Kinetic energy is the energy possessed by an object due to its motion. For our system with polar coordinates \( (r, \theta) \), the kinetic energy consists of the radial motion and the angular motion.
The kinetic energy for a mass moving in polar coordinates is given by:\[ T = \frac{1}{2} m ( \dot{r}^2 + r^2 \dot{\theta}^2 ) \]
This formula indicates:

• \( \dot{r} \) is the radial velocity, describing how fast the distance \( r \) is changing.
• \( r \dot{\theta} \) is the tangential velocity, describing how fast the angle \( \theta \) is changing.

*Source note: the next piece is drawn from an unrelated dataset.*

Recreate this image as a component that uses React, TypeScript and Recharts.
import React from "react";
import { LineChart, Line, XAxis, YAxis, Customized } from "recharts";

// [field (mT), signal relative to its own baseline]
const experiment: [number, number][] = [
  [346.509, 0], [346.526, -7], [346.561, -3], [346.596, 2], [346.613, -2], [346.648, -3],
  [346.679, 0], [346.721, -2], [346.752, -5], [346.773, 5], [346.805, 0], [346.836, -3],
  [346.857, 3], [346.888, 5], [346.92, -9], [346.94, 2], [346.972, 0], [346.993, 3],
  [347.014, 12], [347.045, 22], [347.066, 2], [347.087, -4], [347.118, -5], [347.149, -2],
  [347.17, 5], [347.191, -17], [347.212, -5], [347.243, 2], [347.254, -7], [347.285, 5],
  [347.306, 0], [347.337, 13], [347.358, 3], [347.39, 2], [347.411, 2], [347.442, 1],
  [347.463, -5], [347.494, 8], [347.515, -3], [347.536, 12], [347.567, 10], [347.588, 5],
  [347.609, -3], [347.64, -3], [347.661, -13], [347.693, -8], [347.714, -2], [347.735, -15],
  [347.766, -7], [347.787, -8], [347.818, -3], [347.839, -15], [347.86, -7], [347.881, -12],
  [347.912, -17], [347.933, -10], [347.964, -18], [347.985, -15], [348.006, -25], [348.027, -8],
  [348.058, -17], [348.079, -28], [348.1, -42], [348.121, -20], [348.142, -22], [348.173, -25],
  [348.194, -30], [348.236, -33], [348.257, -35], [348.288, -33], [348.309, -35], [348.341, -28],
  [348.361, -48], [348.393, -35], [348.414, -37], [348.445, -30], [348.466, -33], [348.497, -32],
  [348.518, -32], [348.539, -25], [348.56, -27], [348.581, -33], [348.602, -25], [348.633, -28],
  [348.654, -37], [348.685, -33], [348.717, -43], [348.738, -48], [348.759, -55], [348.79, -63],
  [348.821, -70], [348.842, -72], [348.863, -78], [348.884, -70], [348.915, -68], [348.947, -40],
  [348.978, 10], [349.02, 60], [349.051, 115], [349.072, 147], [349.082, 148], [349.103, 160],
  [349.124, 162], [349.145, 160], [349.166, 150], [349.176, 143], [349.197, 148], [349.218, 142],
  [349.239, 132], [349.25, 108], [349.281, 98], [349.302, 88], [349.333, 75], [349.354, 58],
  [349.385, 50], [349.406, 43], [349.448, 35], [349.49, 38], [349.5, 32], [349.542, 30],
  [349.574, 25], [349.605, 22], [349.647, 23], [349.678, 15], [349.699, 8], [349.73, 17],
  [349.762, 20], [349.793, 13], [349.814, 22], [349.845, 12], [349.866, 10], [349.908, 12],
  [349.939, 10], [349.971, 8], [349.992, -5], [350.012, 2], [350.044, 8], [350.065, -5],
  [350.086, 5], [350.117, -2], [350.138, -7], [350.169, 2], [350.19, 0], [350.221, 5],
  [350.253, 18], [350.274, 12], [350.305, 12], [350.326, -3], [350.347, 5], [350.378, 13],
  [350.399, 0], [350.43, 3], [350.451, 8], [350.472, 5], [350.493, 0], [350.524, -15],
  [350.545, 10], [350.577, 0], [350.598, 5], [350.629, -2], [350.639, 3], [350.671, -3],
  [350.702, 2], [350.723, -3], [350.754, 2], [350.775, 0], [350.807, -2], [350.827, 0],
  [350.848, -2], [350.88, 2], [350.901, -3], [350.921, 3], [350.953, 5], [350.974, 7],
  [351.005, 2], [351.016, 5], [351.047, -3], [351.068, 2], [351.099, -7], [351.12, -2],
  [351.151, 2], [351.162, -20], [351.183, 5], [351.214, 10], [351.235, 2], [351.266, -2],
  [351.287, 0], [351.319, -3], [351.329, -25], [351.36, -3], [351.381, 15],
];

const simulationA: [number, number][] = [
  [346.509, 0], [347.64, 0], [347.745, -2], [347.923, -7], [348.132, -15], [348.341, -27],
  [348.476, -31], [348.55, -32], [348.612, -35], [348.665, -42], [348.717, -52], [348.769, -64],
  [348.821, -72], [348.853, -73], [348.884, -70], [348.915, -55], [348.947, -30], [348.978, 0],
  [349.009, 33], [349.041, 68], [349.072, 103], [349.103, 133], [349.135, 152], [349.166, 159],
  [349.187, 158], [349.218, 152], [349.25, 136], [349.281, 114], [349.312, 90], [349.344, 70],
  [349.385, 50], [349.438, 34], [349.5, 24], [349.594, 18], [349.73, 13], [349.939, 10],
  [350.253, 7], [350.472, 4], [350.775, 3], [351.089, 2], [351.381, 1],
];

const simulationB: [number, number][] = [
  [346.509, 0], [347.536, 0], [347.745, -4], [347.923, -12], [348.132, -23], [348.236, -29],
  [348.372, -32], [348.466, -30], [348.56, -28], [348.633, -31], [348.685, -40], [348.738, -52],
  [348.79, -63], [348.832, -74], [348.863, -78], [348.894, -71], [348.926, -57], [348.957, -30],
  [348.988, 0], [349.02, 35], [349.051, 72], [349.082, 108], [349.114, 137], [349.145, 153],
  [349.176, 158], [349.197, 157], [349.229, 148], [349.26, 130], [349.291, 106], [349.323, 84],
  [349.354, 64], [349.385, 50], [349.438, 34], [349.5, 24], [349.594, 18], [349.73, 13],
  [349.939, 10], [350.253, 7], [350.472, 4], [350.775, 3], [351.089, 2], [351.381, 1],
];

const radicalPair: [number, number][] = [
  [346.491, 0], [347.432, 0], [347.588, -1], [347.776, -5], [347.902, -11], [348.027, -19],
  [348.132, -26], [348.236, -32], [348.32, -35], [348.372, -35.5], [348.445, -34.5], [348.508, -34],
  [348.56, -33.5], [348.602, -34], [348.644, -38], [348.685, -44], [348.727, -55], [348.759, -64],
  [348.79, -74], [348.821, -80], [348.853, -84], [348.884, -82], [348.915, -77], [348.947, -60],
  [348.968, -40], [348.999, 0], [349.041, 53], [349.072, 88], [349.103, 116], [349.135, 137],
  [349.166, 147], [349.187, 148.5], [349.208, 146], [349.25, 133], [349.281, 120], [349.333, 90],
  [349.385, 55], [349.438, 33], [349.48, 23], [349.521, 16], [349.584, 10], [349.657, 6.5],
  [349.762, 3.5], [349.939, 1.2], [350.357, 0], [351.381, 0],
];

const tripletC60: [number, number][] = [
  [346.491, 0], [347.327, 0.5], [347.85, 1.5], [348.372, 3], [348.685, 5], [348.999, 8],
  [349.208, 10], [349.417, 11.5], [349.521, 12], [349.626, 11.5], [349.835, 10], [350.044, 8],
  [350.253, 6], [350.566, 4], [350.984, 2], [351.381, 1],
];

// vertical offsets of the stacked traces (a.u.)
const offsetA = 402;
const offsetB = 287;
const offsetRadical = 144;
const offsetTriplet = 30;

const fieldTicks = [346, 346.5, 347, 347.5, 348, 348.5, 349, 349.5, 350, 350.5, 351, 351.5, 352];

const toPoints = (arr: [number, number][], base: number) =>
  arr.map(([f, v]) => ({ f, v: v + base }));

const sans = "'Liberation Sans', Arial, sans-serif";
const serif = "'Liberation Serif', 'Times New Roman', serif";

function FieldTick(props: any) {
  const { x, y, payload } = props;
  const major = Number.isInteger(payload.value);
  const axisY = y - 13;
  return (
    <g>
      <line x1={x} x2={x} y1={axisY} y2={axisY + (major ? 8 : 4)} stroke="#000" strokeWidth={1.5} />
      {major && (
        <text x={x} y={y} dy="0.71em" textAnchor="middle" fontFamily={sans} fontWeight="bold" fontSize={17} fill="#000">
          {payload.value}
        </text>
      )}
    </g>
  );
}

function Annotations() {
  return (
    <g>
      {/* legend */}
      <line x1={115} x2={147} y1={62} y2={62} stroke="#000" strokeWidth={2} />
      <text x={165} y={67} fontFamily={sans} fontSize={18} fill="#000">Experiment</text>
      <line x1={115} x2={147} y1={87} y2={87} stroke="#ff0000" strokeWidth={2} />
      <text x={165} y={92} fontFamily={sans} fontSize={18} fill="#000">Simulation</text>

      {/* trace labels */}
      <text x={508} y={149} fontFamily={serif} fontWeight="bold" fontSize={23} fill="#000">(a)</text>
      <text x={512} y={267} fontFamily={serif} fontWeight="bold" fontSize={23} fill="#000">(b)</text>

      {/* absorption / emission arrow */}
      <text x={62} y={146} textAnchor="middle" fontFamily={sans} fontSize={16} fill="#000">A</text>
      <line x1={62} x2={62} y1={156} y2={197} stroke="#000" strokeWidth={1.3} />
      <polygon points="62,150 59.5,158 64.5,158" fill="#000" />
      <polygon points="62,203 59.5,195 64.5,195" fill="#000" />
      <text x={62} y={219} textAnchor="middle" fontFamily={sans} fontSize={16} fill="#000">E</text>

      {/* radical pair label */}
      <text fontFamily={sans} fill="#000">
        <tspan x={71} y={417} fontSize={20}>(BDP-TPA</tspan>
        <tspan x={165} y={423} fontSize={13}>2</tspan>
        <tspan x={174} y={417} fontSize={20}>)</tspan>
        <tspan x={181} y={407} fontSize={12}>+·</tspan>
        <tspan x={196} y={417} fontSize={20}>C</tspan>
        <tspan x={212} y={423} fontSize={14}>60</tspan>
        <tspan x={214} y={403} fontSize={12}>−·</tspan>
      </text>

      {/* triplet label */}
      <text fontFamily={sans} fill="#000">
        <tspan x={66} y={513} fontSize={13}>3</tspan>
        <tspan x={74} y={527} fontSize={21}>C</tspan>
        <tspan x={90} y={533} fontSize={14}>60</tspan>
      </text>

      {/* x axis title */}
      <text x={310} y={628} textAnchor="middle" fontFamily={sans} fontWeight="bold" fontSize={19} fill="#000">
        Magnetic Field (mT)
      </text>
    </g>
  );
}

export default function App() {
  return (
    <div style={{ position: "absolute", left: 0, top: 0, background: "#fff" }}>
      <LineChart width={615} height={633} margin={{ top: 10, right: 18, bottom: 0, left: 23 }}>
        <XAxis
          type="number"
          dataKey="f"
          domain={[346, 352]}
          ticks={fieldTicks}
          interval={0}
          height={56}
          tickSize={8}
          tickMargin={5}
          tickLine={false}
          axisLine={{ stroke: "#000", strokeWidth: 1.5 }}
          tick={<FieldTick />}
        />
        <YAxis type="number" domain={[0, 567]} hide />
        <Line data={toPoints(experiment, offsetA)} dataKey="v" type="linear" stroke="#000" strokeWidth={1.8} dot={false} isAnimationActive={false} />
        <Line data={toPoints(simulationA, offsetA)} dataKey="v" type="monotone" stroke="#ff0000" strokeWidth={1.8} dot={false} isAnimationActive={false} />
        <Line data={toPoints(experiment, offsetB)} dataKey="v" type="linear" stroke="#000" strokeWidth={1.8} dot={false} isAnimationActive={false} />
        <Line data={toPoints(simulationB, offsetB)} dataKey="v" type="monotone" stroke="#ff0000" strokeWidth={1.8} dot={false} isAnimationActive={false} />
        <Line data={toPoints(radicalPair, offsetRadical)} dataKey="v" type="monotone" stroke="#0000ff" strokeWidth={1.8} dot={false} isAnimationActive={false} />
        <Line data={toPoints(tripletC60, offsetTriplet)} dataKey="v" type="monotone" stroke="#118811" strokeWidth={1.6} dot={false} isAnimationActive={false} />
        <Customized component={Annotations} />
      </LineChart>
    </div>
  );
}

The first term \( \frac{1}{2} m \dot{r}^2 \) represents the kinetic energy due to the radial motion, while the second term \( \frac{1}{2} m r^2 \dot{\theta}^2 \) represents the kinetic energy due to the angular motion.
Combining these components gives us the total kinetic energy of the system.

Generalized Coordinates

Generalized coordinates are variables that describe the configuration of a system with respect to some reference. They are essential in Lagrangian mechanics because they simplify the description of motion, especially for systems with constraints.
In our exercise, we use the polar coordinates \( (r, \theta) \) as generalized coordinates:

• \( r \): The radial distance from the origin to the mass.
• \( \theta \): The angular position around the origin.

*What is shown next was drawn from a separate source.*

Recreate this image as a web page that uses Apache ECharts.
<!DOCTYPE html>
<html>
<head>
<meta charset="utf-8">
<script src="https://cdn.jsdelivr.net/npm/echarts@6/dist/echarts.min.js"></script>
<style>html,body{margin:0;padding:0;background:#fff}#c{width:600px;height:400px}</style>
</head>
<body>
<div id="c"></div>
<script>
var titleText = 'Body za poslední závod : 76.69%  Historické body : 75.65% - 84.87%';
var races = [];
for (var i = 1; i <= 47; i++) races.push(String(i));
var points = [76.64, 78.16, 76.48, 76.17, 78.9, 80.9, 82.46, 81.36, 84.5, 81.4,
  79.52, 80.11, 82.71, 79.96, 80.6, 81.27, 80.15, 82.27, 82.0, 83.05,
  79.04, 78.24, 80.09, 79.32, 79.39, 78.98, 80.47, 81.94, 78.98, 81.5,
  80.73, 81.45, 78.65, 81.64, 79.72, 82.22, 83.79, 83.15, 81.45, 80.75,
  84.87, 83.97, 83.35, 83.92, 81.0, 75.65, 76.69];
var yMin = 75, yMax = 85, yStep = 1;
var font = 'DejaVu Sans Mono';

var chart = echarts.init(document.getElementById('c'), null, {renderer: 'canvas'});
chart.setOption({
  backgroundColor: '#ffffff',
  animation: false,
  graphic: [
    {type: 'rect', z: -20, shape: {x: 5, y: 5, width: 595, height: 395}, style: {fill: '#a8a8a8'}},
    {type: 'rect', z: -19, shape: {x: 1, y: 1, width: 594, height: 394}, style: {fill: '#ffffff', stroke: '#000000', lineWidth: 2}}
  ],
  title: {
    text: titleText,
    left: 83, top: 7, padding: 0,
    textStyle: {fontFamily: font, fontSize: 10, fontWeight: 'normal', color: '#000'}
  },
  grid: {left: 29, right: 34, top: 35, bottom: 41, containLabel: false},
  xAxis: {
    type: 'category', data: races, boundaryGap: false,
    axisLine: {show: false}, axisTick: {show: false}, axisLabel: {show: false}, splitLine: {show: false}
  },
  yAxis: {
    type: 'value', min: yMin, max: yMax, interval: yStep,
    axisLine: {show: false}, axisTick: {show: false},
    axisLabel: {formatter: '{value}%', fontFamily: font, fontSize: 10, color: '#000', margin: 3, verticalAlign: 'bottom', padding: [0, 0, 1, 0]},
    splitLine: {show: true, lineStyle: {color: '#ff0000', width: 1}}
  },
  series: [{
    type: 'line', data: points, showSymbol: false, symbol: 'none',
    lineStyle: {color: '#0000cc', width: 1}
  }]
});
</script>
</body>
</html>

These coordinates help describe the motion of the mass attached to the spring in a two-dimensional plane, making the problem more manageable.
Generalized coordinates can vary depending on the system and constraints. Unlike Cartesian coordinates (x, y, z), generalized coordinates allow us to account for complex motions and constraints (like pendulums, springs, or rotating systems) more naturally.
Using these coordinates, we derive expressions for kinetic and potential energy, which ultimately help us construct the Lagrangian \( L \) and apply the Euler-Lagrange equations to find the equations of motion.